Jan 11, 2009   //   by Ben Wilkoff   //   Uncategorized  //  No Comments

I keep on thinking that because I am learning more and more how to get the most out of my phone, my browser, my email, and my time that others must be doing the same.
 
I mean, how could you not always be on the lookout for ways to do things faster, better, or more efficiently? That is like saying (to me), how could you not be placing yourself on a trajectory of ambition and success?
 
Well, the more that I see those commercials for sprint with the CEO talking down to a majority of americans, insulting them into buying better cell phones, the more I begin to understand that many people are looking to get by on what they have. They may be hopeful that something better is going to come along, but don’t know how or where to get it.
 
I guess what I am saying is that until it is easy for people to find the kind of learning that I seek out every day, it will not become a part of many lives. I can already hear many folks saying that learning is messy or that it is hard, and that it should be both of those things.
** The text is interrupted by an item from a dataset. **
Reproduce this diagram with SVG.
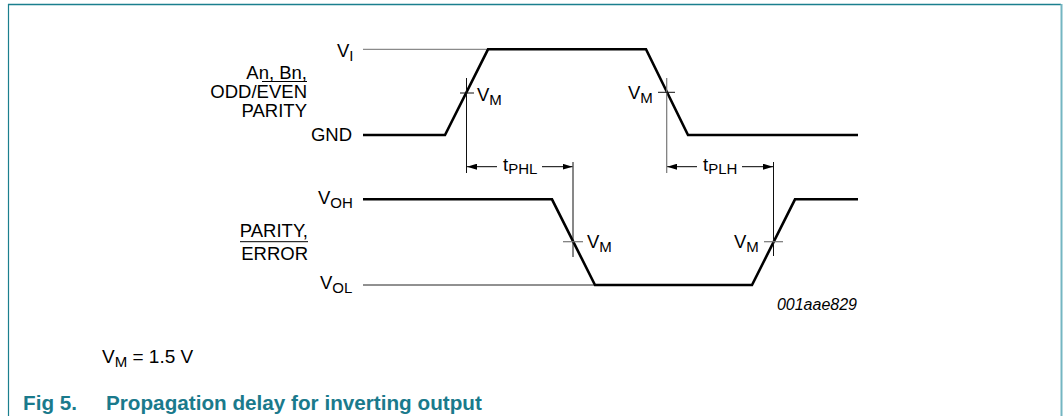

I think that both of those things remain true, but that accessing the hard and messy learning should not be difficult.
 
If the “House Search of 2009″ is any indication, it is incredibly difficult to find out information about neighborhoods or schools that isn’t biased or based upon arcane measures of success. This kind of learning should be at everyone’s fingertips. We should be able to made learning decisions by turning on a dime if we need to change direction.
 
But we can’t. We have to wait and see, on nearly all learning that isn’t fully connected and informed.
 
Well, I don’t want to wait and see. I want overwhelming support of a network that is informing my every decision. I want it for everyone else too.
 
Until that is the norm, I don’t think that we are going to find much change happening within a school, a community, or a cell phone plan.